◆ **THE EXERCISE**
Return each line of the data below exactly, omitting any pictures.
※
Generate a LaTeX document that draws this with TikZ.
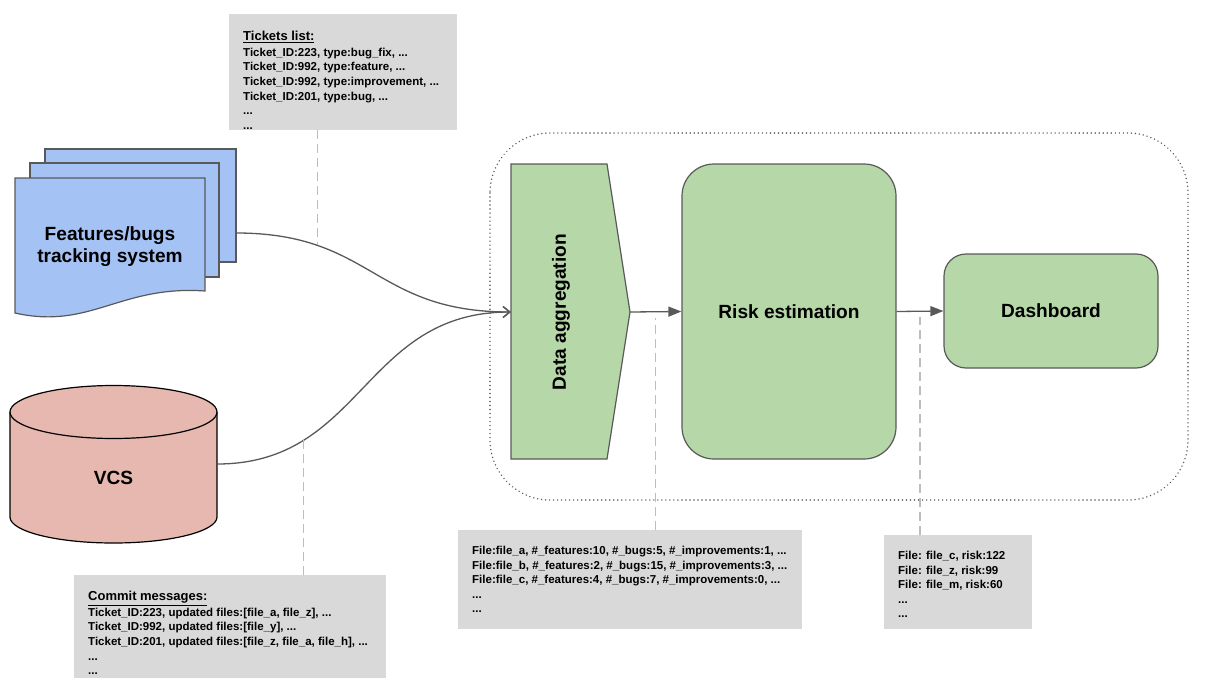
\documentclass[tikz,border=0pt]{standalone}
\usepackage{fontspec}
\setmainfont{Liberation Sans}
\usetikzlibrary{arrows.meta}
\definecolor{TrackerBlue}{HTML}{A4C2F4}
\definecolor{VcsRose}{HTML}{E6B8AF}
\definecolor{StageGreen}{HTML}{B6D7A8}
\definecolor{NoteGray}{HTML}{D9D9D9}
\definecolor{EdgeGray}{HTML}{595959}
\definecolor{GuideGray}{HTML}{BDBDBD}

\begin{document}
\begin{tikzpicture}[x=1pt, y=-1pt,
    notebox/.style={fill=NoteGray, draw=none, inner sep=0pt, anchor=north west},
    notetext/.style={anchor=north west, inner sep=0pt, align=left, font=\fontsize{11.5}{14.6}\selectfont\bfseries},
    bigtext/.style={font=\fontsize{19.1}{22}\selectfont\bfseries},
    stagebox/.style={fill=StageGreen, draw=EdgeGray, line width=1.2pt},
    flow/.style={draw=EdgeGray, line width=1.3pt},
    guide/.style={draw=GuideGray, line width=1.5pt, dash pattern=on 9pt off 5pt}]
            \useasboundingbox (0,0) rectangle (1205,688);

            % Pipeline frame
            \draw[draw=EdgeGray, line width=1.6pt, dash pattern=on 0.01pt off 4pt, line cap=round, rounded corners=60pt] (490,133) rectangle (1188,500);

            % Tracker document stack
            \draw[fill=TrackerBlue, draw=EdgeGray, line width=1.2pt] (45,149) rectangle (236,262);
            \draw[fill=TrackerBlue, draw=EdgeGray, line width=1.2pt] (30,163) rectangle (219,277);
            \draw[fill=TrackerBlue, draw=EdgeGray, line width=1.2pt] (15,178) -- (205,178) -- (205,291) .. controls (120,285) and (90,330) .. (15,313) -- cycle;
            \node[bigtext, align=center] (tracker) at (110,247) {Features/bugs\\tracking system};
            \coordinate (trackout) at (236,233);

            % VCS cylinder
            \filldraw[fill=VcsRose, draw=black, line width=1.2pt] (10,412) -- (10,517) arc[start angle=180, end angle=0, x radius=103.5, y radius=26] -- (217,412);
            \filldraw[fill=VcsRose, draw=black, line width=1.2pt] (113.5,412) ellipse[x radius=103.5, y radius=26.5];
            \node[bigtext] (vcs) at (113.5,478) {VCS};
            \coordinate (vcsout) at (217,464);

            % Stages
            \draw[stagebox] (511,164) -- (607,164) -- (630,312) -- (607,459) -- (511,459) -- cycle;
            \node[bigtext, rotate=90] (agg) at (561,312) {Data aggregation};
            \coordinate (aggin) at (511,312);
            \coordinate (aggout) at (630,312);
            \node[stagebox, bigtext, rounded corners=32pt, minimum width=214pt, minimum height=295pt] (risk) at (789,311.5) {Risk estimation};
            \node[stagebox, bigtext, rounded corners=22pt, minimum width=214pt, minimum height=114pt] (dash) at (1051,311) {Dashboard};

            % Notes
            \node[notebox, minimum width=228pt, minimum height=116pt] (tickets) at (229,14) {};
            \node[notetext] (ticketstext) at (243,31) {{\fontsize{13}{14.6}\selectfont\underline{Tickets list:}}\\[1pt]
                Ticket\_ID:223, type:bug\_fix, ...\\
                Ticket\_ID:992, type:feature, ...\\
                Ticket\_ID:992, type:improvement, ...\\
                Ticket\_ID:201, type:bug, ...\\
                ...\\
                ...};
            \node[notebox, minimum width=312pt, minimum height=103pt] (commits) at (74,575) {};
            \node[notetext] (commitstext) at (88,591) {{\fontsize{13}{14.6}\selectfont\underline{Commit messages:}}\\[1pt]
                Ticket\_ID:223, updated files:[file\_a, file\_z], ...\\
                Ticket\_ID:992, updated files:[file\_y], ...\\
                Ticket\_ID:201, updated files:[file\_z, file\_a, file\_h], ...\\
                ...\\
                ...};
            \node[notebox, minimum width=344pt, minimum height=99pt] (filestats) at (458,530) {};
            \node[notetext] (filestatstext) at (472,546) {File:file\_a, \#\_features:10, \#\_bugs:5, \#\_improvements:1, ...\\
                File:file\_b, \#\_features:2, \#\_bugs:15, \#\_improvements:3, ...\\
                File:file\_c, \#\_features:4, \#\_bugs:7, \#\_improvements:0, ...\\
                ...\\
                ...};
            \node[notebox, minimum width=148pt, minimum height=94pt] (risklist) at (884,535) {};
            \node[notetext] (risklisttext) at (898,551) {File: file\_c, risk:122\\
                File: file\_z, risk:99\\
                File: file\_m, risk:60\\
                ...\\
                ...};

            % Connectors
            \draw[flow, -{Straight Barb[length=7pt, width=11pt]}] (trackout) .. controls (373,233) and (373,312) .. (aggin) coordinate[pos=0.25] (tickjoin);
            \draw[flow, -{Straight Barb[length=7pt, width=11pt]}] (vcsout) .. controls (363,464) and (363,312) .. (aggin) coordinate[pos=0.25] (vcsjoin);
            \draw[flow, -{Triangle[length=13pt, width=10pt]}] (aggout) -- (risk.west) coordinate[pos=0.5] (aggmid);
            \draw[flow, -{Triangle[length=13pt, width=10pt]}] (risk.east) -- (dash.west) coordinate[pos=0.5] (riskmid);

            % Guides to notes
            \draw[guide] (tickets.south -| tickjoin) -- (tickjoin);
            \draw[guide] (commits.north -| vcsjoin) -- (vcsjoin);
            \draw[guide] (filestats.north -| aggmid) -- ([yshift=-6pt]aggmid);
            \draw[guide] (risklist.north -| riskmid) -- ([yshift=-6pt]riskmid);
        \end{tikzpicture}
\end{document}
※
◆ **WRITTEN RESPONSE**
Generate a LaTeX document that draws this with TikZ.
\documentclass[tikz,border=0pt]{standalone}
\usepackage{fontspec}
\setmainfont{Liberation Sans}
\usetikzlibrary{arrows.meta}
\definecolor{TrackerBlue}{HTML}{A4C2F4}
\definecolor{VcsRose}{HTML}{E6B8AF}
\definecolor{StageGreen}{HTML}{B6D7A8}
\definecolor{NoteGray}{HTML}{D9D9D9}
\definecolor{EdgeGray}{HTML}{595959}
\definecolor{GuideGray}{HTML}{BDBDBD}

\begin{document}
\begin{tikzpicture}[x=1pt, y=-1pt,
    notebox/.style={fill=NoteGray, draw=none, inner sep=0pt, anchor=north west},
    notetext/.style={anchor=north west, inner sep=0pt, align=left, font=\fontsize{11.5}{14.6}\selectfont\bfseries},
    bigtext/.style={font=\fontsize{19.1}{22}\selectfont\bfseries},
    stagebox/.style={fill=StageGreen, draw=EdgeGray, line width=1.2pt},
    flow/.style={draw=EdgeGray, line width=1.3pt},
    guide/.style={draw=GuideGray, line width=1.5pt, dash pattern=on 9pt off 5pt}]
            \useasboundingbox (0,0) rectangle (1205,688);

            % Pipeline frame
            \draw[draw=EdgeGray, line width=1.6pt, dash pattern=on 0.01pt off 4pt, line cap=round, rounded corners=60pt] (490,133) rectangle (1188,500);

            % Tracker document stack
            \draw[fill=TrackerBlue, draw=EdgeGray, line width=1.2pt] (45,149) rectangle (236,262);
            \draw[fill=TrackerBlue, draw=EdgeGray, line width=1.2pt] (30,163) rectangle (219,277);
            \draw[fill=TrackerBlue, draw=EdgeGray, line width=1.2pt] (15,178) -- (205,178) -- (205,291) .. controls (120,285) and (90,330) .. (15,313) -- cycle;
            \node[bigtext, align=center] (tracker) at (110,247) {Features/bugs\\tracking system};
            \coordinate (trackout) at (236,233);

            % VCS cylinder
            \filldraw[fill=VcsRose, draw=black, line width=1.2pt] (10,412) -- (10,517) arc[start angle=180, end angle=0, x radius=103.5, y radius=26] -- (217,412);
            \filldraw[fill=VcsRose, draw=black, line width=1.2pt] (113.5,412) ellipse[x radius=103.5, y radius=26.5];
            \node[bigtext] (vcs) at (113.5,478) {VCS};
            \coordinate (vcsout) at (217,464);

            % Stages
            \draw[stagebox] (511,164) -- (607,164) -- (630,312) -- (607,459) -- (511,459) -- cycle;
            \node[bigtext, rotate=90] (agg) at (561,312) {Data aggregation};
            \coordinate (aggin) at (511,312);
            \coordinate (aggout) at (630,312);
            \node[stagebox, bigtext, rounded corners=32pt, minimum width=214pt, minimum height=295pt] (risk) at (789,311.5) {Risk estimation};
            \node[stagebox, bigtext, rounded corners=22pt, minimum width=214pt, minimum height=114pt] (dash) at (1051,311) {Dashboard};

            % Notes
            \node[notebox, minimum width=228pt, minimum height=116pt] (tickets) at (229,14) {};
            \node[notetext] (ticketstext) at (243,31) {{\fontsize{13}{14.6}\selectfont\underline{Tickets list:}}\\[1pt]
                Ticket\_ID:223, type:bug\_fix, ...\\
                Ticket\_ID:992, type:feature, ...\\
                Ticket\_ID:992, type:improvement, ...\\
                Ticket\_ID:201, type:bug, ...\\
                ...\\
                ...};
            \node[notebox, minimum width=312pt, minimum height=103pt] (commits) at (74,575) {};
            \node[notetext] (commitstext) at (88,591) {{\fontsize{13}{14.6}\selectfont\underline{Commit messages:}}\\[1pt]
                Ticket\_ID:223, updated files:[file\_a, file\_z], ...\\
                Ticket\_ID:992, updated files:[file\_y], ...\\
                Ticket\_ID:201, updated files:[file\_z, file\_a, file\_h], ...\\
                ...\\
                ...};
            \node[notebox, minimum width=344pt, minimum height=99pt] (filestats) at (458,530) {};
            \node[notetext] (filestatstext) at (472,546) {File:file\_a, \#\_features:10, \#\_bugs:5, \#\_improvements:1, ...\\
                File:file\_b, \#\_features:2, \#\_bugs:15, \#\_improvements:3, ...\\
                File:file\_c, \#\_features:4, \#\_bugs:7, \#\_improvements:0, ...\\
                ...\\
                ...};
            \node[notebox, minimum width=148pt, minimum height=94pt] (risklist) at (884,535) {};
            \node[notetext] (risklisttext) at (898,551) {File: file\_c, risk:122\\
                File: file\_z, risk:99\\
                File: file\_m, risk:60\\
                ...\\
                ...};

            % Connectors
            \draw[flow, -{Straight Barb[length=7pt, width=11pt]}] (trackout) .. controls (373,233) and (373,312) .. (aggin) coordinate[pos=0.25] (tickjoin);
            \draw[flow, -{Straight Barb[length=7pt, width=11pt]}] (vcsout) .. controls (363,464) and (363,312) .. (aggin) coordinate[pos=0.25] (vcsjoin);
            \draw[flow, -{Triangle[length=13pt, width=10pt]}] (aggout) -- (risk.west) coordinate[pos=0.5] (aggmid);
            \draw[flow, -{Triangle[length=13pt, width=10pt]}] (risk.east) -- (dash.west) coordinate[pos=0.5] (riskmid);

            % Guides to notes
            \draw[guide] (tickets.south -| tickjoin) -- (tickjoin);
            \draw[guide] (commits.north -| vcsjoin) -- (vcsjoin);
            \draw[guide] (filestats.north -| aggmid) -- ([yshift=-6pt]aggmid);
            \draw[guide] (risklist.north -| riskmid) -- ([yshift=-6pt]riskmid);
        \end{tikzpicture}
\end{document}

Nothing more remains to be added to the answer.